Matt Cross has used his post as Rockingham County School Board chair to attack parents, students, teachers, librarians, the media and other elected officials, while the three women who made him chair sit meekly by, with their silence implying consent to his behavior.
Cross has made clear, repeatedly, that he does not care about the opinion of any of the myriad groups who oppose his combative anti-education agenda. He has said, repeatedly, that he answers to the voters.
Does he?
It’s worth looking at the votes for the three women who gave him the gavel and let him speak in their name.
District-wide Mark Obenshain won 70 percent of the vote in the 2023 election. He drew 73 percent in Rockingham County. Turnout in the county for his race was 44 percent of active registered voters. Think of those as baselines.
Turnout for Cross’s lackies on the School Board was also about 44 percent.
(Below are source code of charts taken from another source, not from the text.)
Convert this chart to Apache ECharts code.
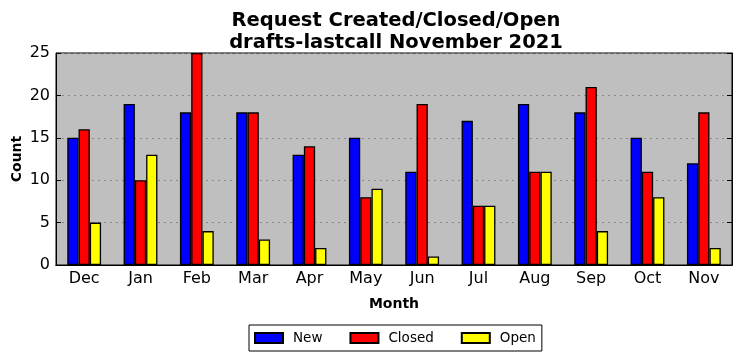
<!DOCTYPE html>
<html><head><meta charset="utf-8">
<script src="https://cdn.jsdelivr.net/npm/echarts@6/dist/echarts.min.js"></script>
<style>html,body{margin:0;padding:0;background:#fff}#c{width:742px;height:361px}</style>
</head><body><div id="c"></div>
<script>
var months = ['Dec','Jan','Feb','Mar','Apr','May','Jun','Jul','Aug','Sep','Oct','Nov'];
var newVals = [15,19,18,18,13,15,11,17,19,18,15,12];
var closedVals = [16,10,25,18,14,8,19,7,11,21,11,18];
var openVals = [5,13,4,3,2,9,1,7,11,4,8,2];
var yTicks = [0,5,10,15,20,25];

var font = 'DejaVu Sans';
var chart = echarts.init(document.getElementById('c'), null, {renderer:'canvas'});
function bar(name, data, color){
  return {name:name, type:'bar', data:data, barWidth:'20%', barGap:'0%',
    itemStyle:{color:color, borderColor:'#000', borderWidth:1.3}, animation:false};
}
chart.setOption({
  animation:false,
  textStyle:{fontFamily:font},
  title:{text:'Request Created/Closed/Open\ndrafts-lastcall November 2021', left:391, textAlign:'center', top:5,
    textStyle:{fontFamily:font, fontSize:19.5, fontWeight:'bold', color:'#000', lineHeight:22}},
  legend:{bottom:10, left:249, itemWidth:28, itemHeight:10, itemGap:27,
    borderColor:'#000', borderWidth:1, padding:[6,6,6,5], borderRadius:0,
    textStyle:{fontFamily:font, fontSize:13.5, color:'#000', padding:[0,0,0,5]},
    data:['New','Closed','Open'], icon:'rect'},
  grid:{left:56, right:10, top:53, bottom:96, show:true, outerBoundsMode:'none', containLabel:false,
    backgroundColor:'#bfbfbf', borderColor:'#000', borderWidth:1},
  xAxis:[{type:'category', data:months, boundaryGap:true,
    name:'Month', nameLocation:'middle', nameGap:32, nameMoveOverlap:false,
    nameTextStyle:{fontFamily:font, fontSize:14, fontWeight:'bold', color:'#000'},
    axisLine:{lineStyle:{color:'#000'}}, axisTick:{alignWithLabel:true, inside:true, length:5, lineStyle:{color:'#000'}},
    axisLabel:{fontFamily:font, fontSize:16, color:'#000', margin:6}},
   {type:'category', data:months, position:'top', boundaryGap:true,
    axisLine:{lineStyle:{color:'#000'}}, axisTick:{alignWithLabel:true, inside:true, length:5, lineStyle:{color:'#000'}},
    axisLabel:{show:false}}],
  yAxis:[{type:'value', min:0, max:25, interval:5,
    name:'Count', nameLocation:'middle', nameGap:32, nameRotate:90, nameMoveOverlap:false,
    nameTextStyle:{fontFamily:font, fontSize:14, fontWeight:'bold', color:'#000'},
    axisLine:{show:true, lineStyle:{color:'#000'}}, axisTick:{show:true, inside:true, length:5, lineStyle:{color:'#000'}},
    axisLabel:{fontFamily:font, fontSize:16, color:'#000', margin:6,
      formatter:function(v){return yTicks.indexOf(v)>=0 ? String(v) : '';}},
    splitLine:{show:true, lineStyle:{color:'#888', type:[2,4], width:1}}},
   {type:'value', min:0, max:25, interval:5, position:'right',
    axisLine:{show:true, lineStyle:{color:'#000'}}, axisTick:{show:true, inside:true, length:5, lineStyle:{color:'#000'}},
    axisLabel:{show:false}, splitLine:{show:false}}],
  series:[bar('New', newVals, '#0000ff'), bar('Closed', closedVals, '#ff0000'), bar('Open', openVals, '#ffff00')]
});
</script></body></html>
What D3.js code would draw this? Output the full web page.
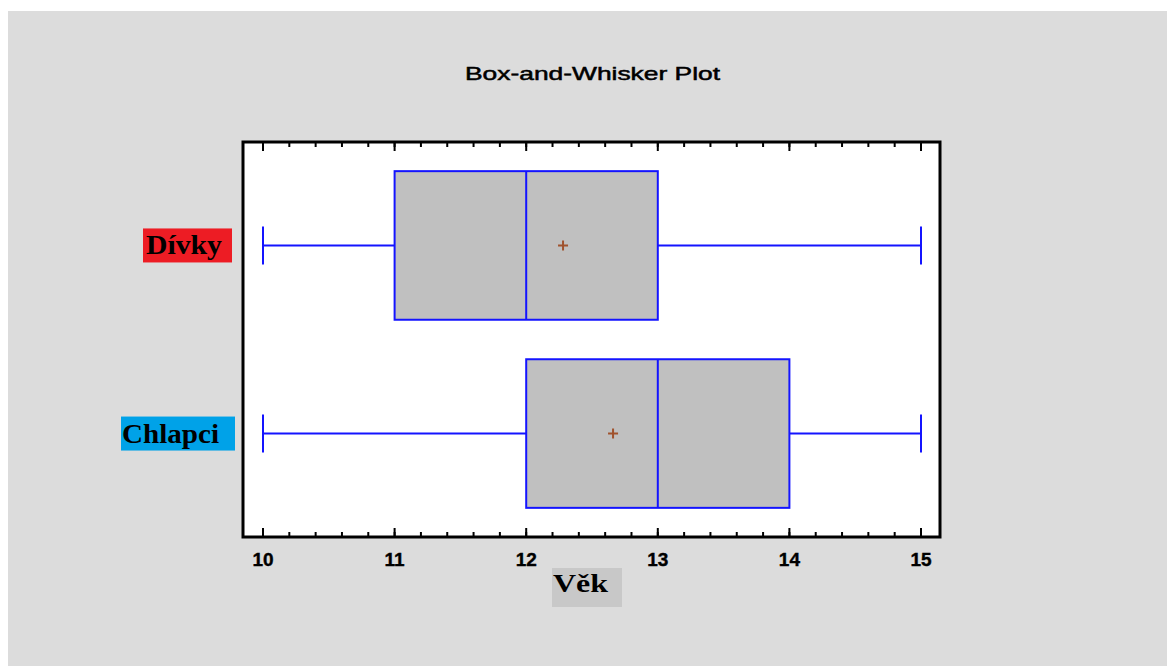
<!DOCTYPE html>
<html>
<head>
<meta charset="utf-8">
<script src="https://cdn.jsdelivr.net/npm/d3@7"></script>
<style>
  body { margin: 0; background: #fff; }
</style>
</head>
<body>
<svg id="chart" width="1167" height="666"></svg>
<script>
// box summary per group
const groups = ["Dívky", "Chlapci"];
const mins = [10, 10];
const q1s = [11, 12];
const medians = [12, 13];
const q3s = [13, 14];
const maxs = [15, 15];
const means = [12.28, 12.66];
const labelColors = ["#ed1c24", "#00a2e8"];
const majorTicks = [10, 11, 12, 13, 14, 15];
const minorTicks = d3.range(10, 15.01, 0.2);

const svg = d3.select("#chart");

// gray page
svg.append("rect")
  .attr("x", 8).attr("y", 11)
  .attr("width", 1159).attr("height", 655)
  .attr("fill", "#dcdcdc");

svg.append("text")
  .attr("x", 465).attr("y", 80)
  .attr("textLength", 255).attr("lengthAdjust", "spacingAndGlyphs")
  .style("font-family", "Arial, 'Liberation Sans', sans-serif")
  .style("font-size", "19px")
  .style("fill", "#000")
  .style("stroke", "#000").style("stroke-width", 0.5)
  .text("Box-and-Whisker Plot");

const plot = { left: 243, top: 142, right: 940, bottom: 537 };

const x = d3.scaleLinear().domain([10, 15]).range([263, 921]);
const y = d3.scalePoint().domain(groups).range([plot.top, plot.bottom]).padding(0.55);
const boxH = y.step() * 0.79;
const capH = 38;

svg.append("rect")
  .attr("x", plot.left).attr("y", plot.top)
  .attr("width", plot.right - plot.left).attr("height", plot.bottom - plot.top)
  .attr("fill", "#fff");

const rows = groups.map((g, i) => ({
  g, min: mins[i], q1: q1s[i], med: medians[i], q3: q3s[i], max: maxs[i], mean: means[i], color: labelColors[i]
}));

const box = svg.selectAll("g.box").data(rows).join("g").attr("class", "box");

// whiskers
box.append("line")
  .attr("x1", d => x(d.min)).attr("x2", d => x(d.q1))
  .attr("y1", d => y(d.g)).attr("y2", d => y(d.g));
box.append("line")
  .attr("x1", d => x(d.q3)).attr("x2", d => x(d.max))
  .attr("y1", d => y(d.g)).attr("y2", d => y(d.g));
box.append("line")
  .attr("x1", d => x(d.min)).attr("x2", d => x(d.min))
  .attr("y1", d => y(d.g) - capH / 2).attr("y2", d => y(d.g) + capH / 2);
box.append("line")
  .attr("x1", d => x(d.max)).attr("x2", d => x(d.max))
  .attr("y1", d => y(d.g) - capH / 2).attr("y2", d => y(d.g) + capH / 2);
box.selectAll("line").attr("stroke", "#1414ff").attr("stroke-width", 2);

box.append("rect")
  .attr("x", d => x(d.q1)).attr("y", d => y(d.g) - boxH / 2)
  .attr("width", d => x(d.q3) - x(d.q1)).attr("height", boxH)
  .attr("fill", "#c0c0c0").attr("stroke", "#1414ff").attr("stroke-width", 2);

box.append("line")
  .attr("x1", d => x(d.med)).attr("x2", d => x(d.med))
  .attr("y1", d => y(d.g) - boxH / 2).attr("y2", d => y(d.g) + boxH / 2)
  .attr("stroke", "#1414ff").attr("stroke-width", 2);

// mean marker
box.append("path")
  .attr("d", d => `M${x(d.mean) - 5},${y(d.g)}h10M${x(d.mean)},${y(d.g) - 5}v10`)
  .attr("stroke", "#a0522d").attr("stroke-width", 2);

// group labels
const lab = svg.selectAll("g.lab").data(rows).join("g").attr("class", "lab");
lab.append("rect")
  .attr("x", (d, i) => i === 0 ? 143 : 121)
  .attr("y", d => y(d.g) - 17)
  .attr("width", (d, i) => i === 0 ? 89 : 114)
  .attr("height", 34)
  .attr("fill", d => d.color);
lab.append("text")
  .attr("x", (d, i) => i === 0 ? 146 : 122)
  .attr("y", d => y(d.g) + 9)
  .attr("textLength", (d, i) => i === 0 ? 76 : 97)
  .attr("lengthAdjust", "spacingAndGlyphs")
  .style("font-family", "'Liberation Serif', 'Times New Roman', serif")
  .style("font-weight", "bold")
  .style("font-size", "27px")
  .style("fill", "#000")
  .text(d => d.g);

// ticks on bottom and top edges, pointing inward
const tickG = svg.append("g").attr("stroke", "#000").attr("stroke-width", 2);
tickG.selectAll("line.minb").data(minorTicks).join("line")
  .attr("x1", d => x(d)).attr("x2", d => x(d))
  .attr("y1", plot.bottom).attr("y2", plot.bottom - 5);
tickG.selectAll("line.mint").data(minorTicks).join("line")
  .attr("x1", d => x(d)).attr("x2", d => x(d))
  .attr("y1", plot.top).attr("y2", plot.top + 5);
tickG.selectAll("line.majb").data(majorTicks).join("line")
  .attr("x1", d => x(d)).attr("x2", d => x(d))
  .attr("y1", plot.bottom).attr("y2", plot.bottom - 9);
tickG.selectAll("line.majt").data(majorTicks).join("line")
  .attr("x1", d => x(d)).attr("x2", d => x(d))
  .attr("y1", plot.top).attr("y2", plot.top + 9);

svg.append("rect")
  .attr("x", plot.left).attr("y", plot.top)
  .attr("width", plot.right - plot.left).attr("height", plot.bottom - plot.top)
  .attr("fill", "none").attr("stroke", "#000").attr("stroke-width", 3);

svg.selectAll("text.tick").data(majorTicks).join("text")
  .attr("class", "tick")
  .attr("x", d => x(d)).attr("y", 566)
  .attr("text-anchor", "middle")
  .style("font-family", "Arial, 'Liberation Sans', sans-serif")
  .style("font-weight", "bold")
  .style("font-size", "19px")
  .style("fill", "#000")
  .style("stroke", "#000").style("stroke-width", 0.4)
  .text(d => d);

// axis title
svg.append("rect")
  .attr("x", 552).attr("y", 568).attr("width", 70).attr("height", 39)
  .attr("fill", "#c8c8c8");
svg.append("text")
  .attr("x", 553).attr("y", 592)
  .attr("textLength", 55).attr("lengthAdjust", "spacingAndGlyphs")
  .style("font-family", "'Liberation Serif', 'Times New Roman', serif")
  .style("font-weight", "bold")
  .style("font-size", "26px")
  .style("fill", "#000")
  .text("Věk");
</script>
</body>
</html>
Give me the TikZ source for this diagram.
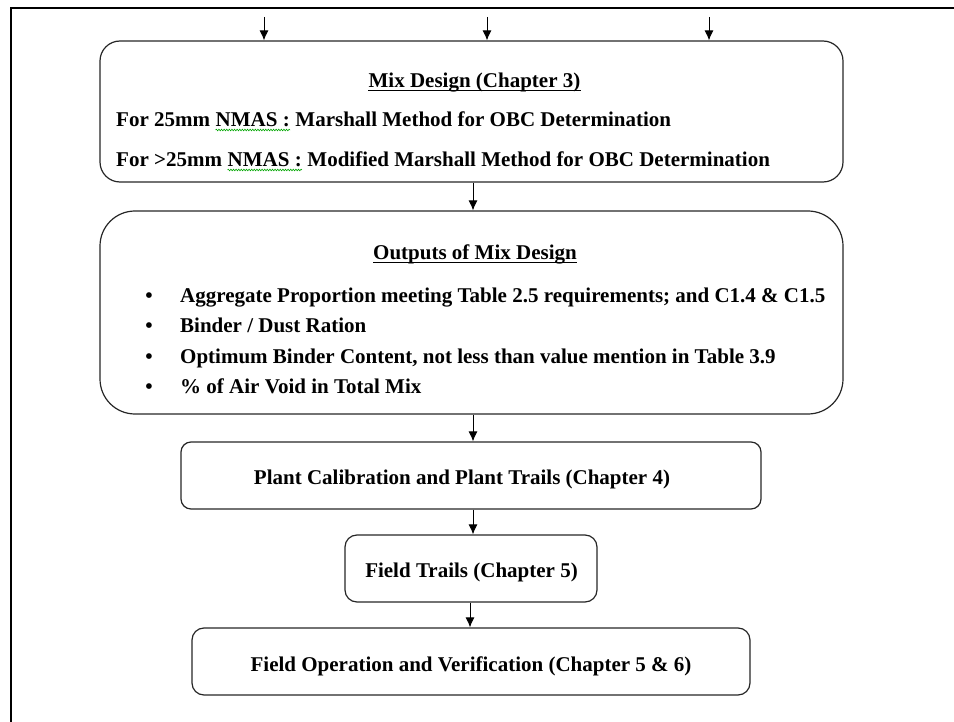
\documentclass[tikz,border=0pt]{standalone}
\usepackage{fontspec}
\setmainfont{Liberation Serif}
\usetikzlibrary{arrows.meta,decorations.pathmorphing}
\tikzset{
  box/.style={draw=black!85, line width=1.2pt},
  txt/.style={font=\fontsize{21}{25}\selectfont\bfseries, inner sep=0pt, text=black},
  arr/.style={draw=black, line width=1pt, -{Latex[length=10pt,width=9pt]}},
  ul/.style={draw=black, line width=1.2pt},
  squig/.style={draw=green!65!black, line width=0.6pt, decorate, decoration={snake, amplitude=0.8pt, segment length=2.6pt}}
}
\begin{document}
\begin{tikzpicture}[x=1pt,y=-1pt]
\useasboundingbox (0,0) rectangle (954,722);
% outer frame
\draw[line width=2pt] (11,722) -- (11,8) -- (954,8);

% boxes
\node[box, rounded corners=20pt, minimum width=743pt, minimum height=141pt] (mix) at (471.5,111.5) {};
\node[box, rounded corners=35pt, minimum width=743pt, minimum height=203pt] (out) at (471.5,312.5) {};
\node[box, rounded corners=10pt, minimum width=580pt, minimum height=67pt] (plant) at (471,475.5) {};
\node[box, rounded corners=12pt, minimum width=252pt, minimum height=67pt] (trail) at (471,568.5) {};
\node[box, rounded corners=12pt, minimum width=558pt, minimum height=67pt] (field) at (471,661.5) {};

% Mix design texts
\node[txt, anchor=base] (mixtitle) at (474.5,88) {Mix Design (Chapter 3)};
\draw[ul] ([yshift=-2.5pt]mixtitle.base west) -- ([yshift=-2.5pt]mixtitle.base east);
\node[txt, anchor=base west] (l1a) at (116,127) {For 25mm\ \null};
\node[txt, anchor=base west] (l1b) at (l1a.base east) {NMAS :};
\node[txt, anchor=base west] (l1c) at (l1b.base east) {\null\ Marshall Method for OBC Determination};
\draw[squig] ([yshift=-3pt]l1b.base west) -- ([yshift=-3pt]l1b.base east);
\node[txt, anchor=base west] (l2a) at (116,167) {For >25mm\ \null};
\node[txt, anchor=base west] (l2b) at (l2a.base east) {NMAS :};
\node[txt, anchor=base west] (l2c) at (l2b.base east) {\null\ Modified Marshall Method for OBC Determination};
\draw[squig] ([yshift=-3pt]l2b.base west) -- ([yshift=-3pt]l2b.base east);

% Outputs texts
\node[txt, anchor=base] (outtitle) at (475,260) {Outputs of Mix Design};
\draw[ul] ([yshift=-2.5pt]outtitle.base west) -- ([yshift=-2.5pt]outtitle.base east);
\node[txt, anchor=base] (b1) at (149,303) {•};
\node[txt, anchor=base] (b2) at (149,333) {•};
\node[txt, anchor=base] (b3) at (149,363) {•};
\node[txt, anchor=base] (b4) at (149,393) {•};
\node[txt, anchor=base west] (o1) at (180,303) {Aggregate Proportion meeting Table 2.5 requirements; and C1.4 \& C1.5};
\node[txt, anchor=base west] (o2) at (180,333) {Binder / Dust Ration};
\node[txt, anchor=base west] (o3) at (180,363) {Optimum Binder Content, not less than value mention in Table 3.9};
\node[txt, anchor=base west] (o4) at (180,393) {\% of Air Void in Total Mix};

% single-line boxes
\node[txt, anchor=base] (planttxt) at (462,484) {Plant Calibration and Plant Trails (Chapter 4)};
\node[txt, anchor=base] (trailtxt) at (471.5,577) {Field Trails (Chapter 5)};
\node[txt, anchor=base] (fieldtxt) at (471,671) {Field Operation and Verification (Chapter 5 \& 6)};

% incoming arrows at top
\coordinate (in1) at (264,17);
\coordinate (in2) at (487,17);
\coordinate (in3) at (709,17);
\draw[arr] (in1) -- (in1 |- mix.north);
\draw[arr] (in2) -- (in2 |- mix.north);
\draw[arr] (in3) -- (in3 |- mix.north);

% flow arrows
\draw[arr] ([xshift=1.5pt]mix.south) -- ([xshift=1.5pt]out.north);
\draw[arr] ([xshift=1.5pt]out.south) -- ([xshift=2pt]plant.north);
\draw[arr] ([xshift=2pt]plant.south) -- ([xshift=2pt]trail.north);
\draw[arr] ([xshift=-1pt]trail.south) -- ([xshift=-1pt]field.north);
\end{tikzpicture}
\end{document}
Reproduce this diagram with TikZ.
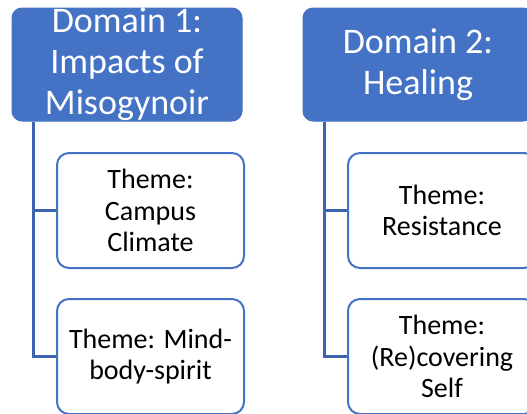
\documentclass[tikz,border=0pt]{standalone}
\usepackage{fontspec}
\setmainfont{Carlito}
\definecolor{boxblue}{HTML}{4472C4}
\definecolor{connblue}{HTML}{3D64AD}
\begin{document}
\begin{tikzpicture}[x=1pt,y=-1pt,
  domainbox/.style={draw=boxblue,fill=boxblue,rounded corners=10pt,line width=1pt,
    minimum width=230pt,minimum height=113pt,inner sep=0pt,align=center,text=white,
    font=\fontsize{36}{41}\selectfont},
  themebox/.style={draw=boxblue,fill=white,rounded corners=12pt,line width=2pt,
    minimum width=187pt,minimum height=115pt,inner sep=0pt,align=center,text=black,
    font=\fontsize{28}{31.5}\selectfont},
  conn/.style={draw=connblue,line width=2.5pt}]
\clip (0,0) rectangle (527,413);
\fill[white] (0,0) rectangle (527,413);
\node[domainbox] (d1) at (127,64.5) {Domain 1:\\Impacts of\\Misogynoir};
\node[domainbox] (d2) at (418,64.5) {Domain 2:\\Healing};
\node[themebox] (t1) at (150.5,210.5) {Theme:\\Campus\\Climate};
\node[themebox] (t2) at (150.5,356.5) {Theme: Mind-\\body-spirit};
\node[themebox,minimum width=188pt] (t3) at (442,210.5) {Theme:\\Resistance};
\node[themebox,minimum width=188pt] (t4) at (442,356.5) {Theme:\\(Re)covering\\Self};
\draw[conn] ([xshift=22pt]d1.south west) |- (t1.west);
\draw[conn] ([xshift=22pt]d1.south west) |- (t2.west);
\draw[conn] ([xshift=22pt]d2.south west) |- (t3.west);
\draw[conn] ([xshift=22pt]d2.south west) |- (t4.west);
\end{tikzpicture}
\end{document}
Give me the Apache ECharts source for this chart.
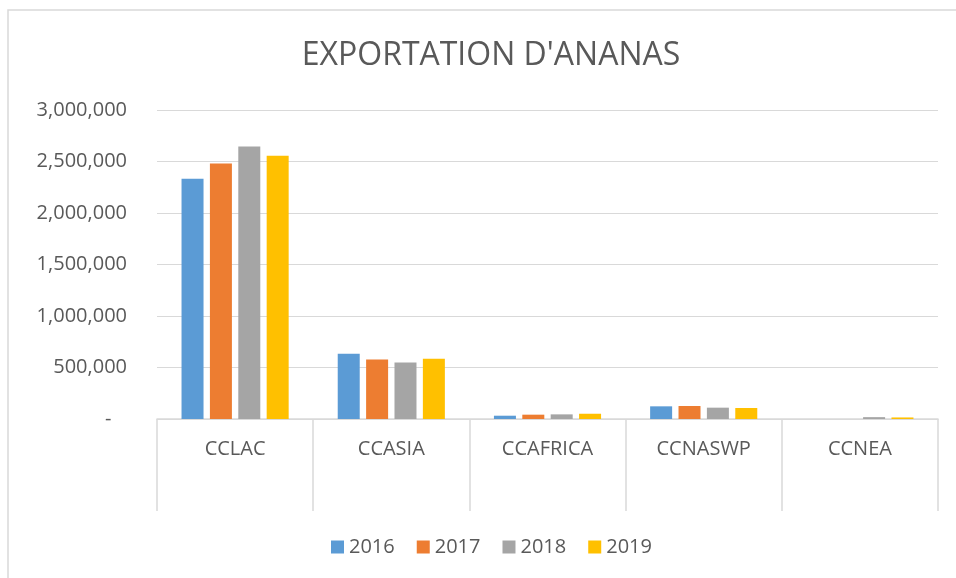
<!DOCTYPE html>
<html>
<head>
<meta charset="utf-8">
<script src="https://cdn.jsdelivr.net/npm/echarts@6/dist/echarts.min.js"></script>
<style>html,body{margin:0;padding:0;background:#fff;}#c{width:956px;height:578px;}</style>
</head>
<body>
<div id="c"></div>
<script>
var categories = ['CCLAC', 'CCASIA', 'CCAFRICA', 'CCNASWP', 'CCNEA'];
var years = ['2016', '2017', '2018', '2019'];
var v2016 = [2332000, 633000, 32000, 123000, 0];
var v2017 = [2481000, 578000, 42000, 126000, 0];
var v2018 = [2645000, 549000, 45000, 110000, 18000];
var v2019 = [2555000, 584000, 51000, 107000, 15000];
var yTicks = [0, 500000, 1000000, 1500000, 2000000, 2500000, 3000000];

var colors = ['#5B9BD5', '#ED7D31', '#A5A5A5', '#FFC000'];
var seriesValues = [v2016, v2017, v2018, v2019];
var FONT = 'Open Sans';
var chart = echarts.init(document.getElementById('c'));
var series = years.map(function (y, i) {
  return {
    name: y, type: 'bar', data: seriesValues[i],
    barWidth: 22, barGap: '29%',
    itemStyle: { color: colors[i] }
  };
});
chart.setOption({
  animation: false,
  color: colors,
  title: {
    text: "EXPORTATION D'ANANAS", left: 486, textAlign: 'center', top: 35,
    textStyle: { fontFamily: FONT, fontWeight: 'normal', fontSize: 32, color: '#595959' }
  },
  legend: {
    data: years, bottom: 16, left: 326,
    icon: 'rect', itemWidth: 13, itemHeight: 13, itemGap: 22,
    textStyle: { fontFamily: FONT, fontSize: 20, color: '#595959' }
  },
  grid: { left: 157, right: 18, top: 110, bottom: 159, containLabel: false },
  xAxis: {
    type: 'category', data: categories, boundaryGap: true,
    axisLine: { lineStyle: { color: '#d9d9d9', width: 1.5 } },
    axisTick: { show: true, length: 92, lineStyle: { color: '#d9d9d9', width: 1.5 } },
    axisLabel: { fontFamily: FONT, fontSize: 20, color: '#595959', margin: 20 }
  },
  yAxis: {
    type: 'value', min: 0, max: 3000000, interval: 500000,
    axisLine: { show: false }, axisTick: { show: false },
    splitLine: { lineStyle: { color: '#d9d9d9', width: 1.2 } },
    axisLabel: {
      fontFamily: FONT, fontSize: 20, color: '#595959', margin: 30,
      formatter: function (v) { return v === 0 ? '-   ' : v.toLocaleString('en-US'); }
    }
  },
  graphic: [{
    type: 'rect', shape: { x: 8, y: 10, width: 980, height: 600 },
    style: { fill: 'none', stroke: '#d9d9d9', lineWidth: 1.5 }, silent: true, z: -1
  }],
  series: series
});
</script>
</body>
</html>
Turnout for Cave’s district was slightly higher, but that district overlapped the state delegate district with the most strongly contested election. It would be hard to argue that anyone showed up just to vote for them. Not hard for them, but hard for a rational analyst of contested elections. The two candidates who ran in two-way races drew 66 and 61 percent, lower than Obenshain’s vote, indicating they didn’t even carry all die-hard Republicans.
Elections are decided by those who show up, regardless of what nonsense some Republicans spew about Trump’s defeat in 2020 and his popular vote loss in 2016. But once elected, leaders should represent all of their constituents. The voters Cross and his three followers cite as their entire constituency are, on average, 63 percent of 44 percent of the county’s voters. That’s 27 percent. That’s a little more than 1 in 4 people they can claim to answer to and speak for.
Cross most recently cited the voters as his only responsibility when he dismissed the highly critical letters signed by hundreds of county parents and teachers. One could argue that those hundreds represent a smaller cross-section than those who voted for the women who elected him chair. But the ballot is secret and a signature on a letter is public. Teachers can rationally fear professional retribution. Parents can rationally expect blowback against their children. One widespread story in the community says Cross fired the board’s law firm in part because a relative of one of the lawyers spoke against him at a board meeting. The possibility of retribution is real. Vengeance is mine, sayeth the Lord. “Me too, me too,” says the Rockingham County School Board.
It’s worth noting that of the 27 percent of county voters who chose Matt Cross’s contingent, some undoubtedly did turn out and vote because they believed widespread gibberish about bathrooms and libraries. But there’s no way to know how many. Regardless, did a majority of the 27 percent Cross can claim want to see him ban books, register LGBT students, attack political opponents from the chair, and fire the best education law firm in the state? They didn’t. They just voted for the people who did it.
Are any of those people having second thoughts? Hard to say. But it would be interesting to know if Ashley Burgoyne and Sarah Horst are.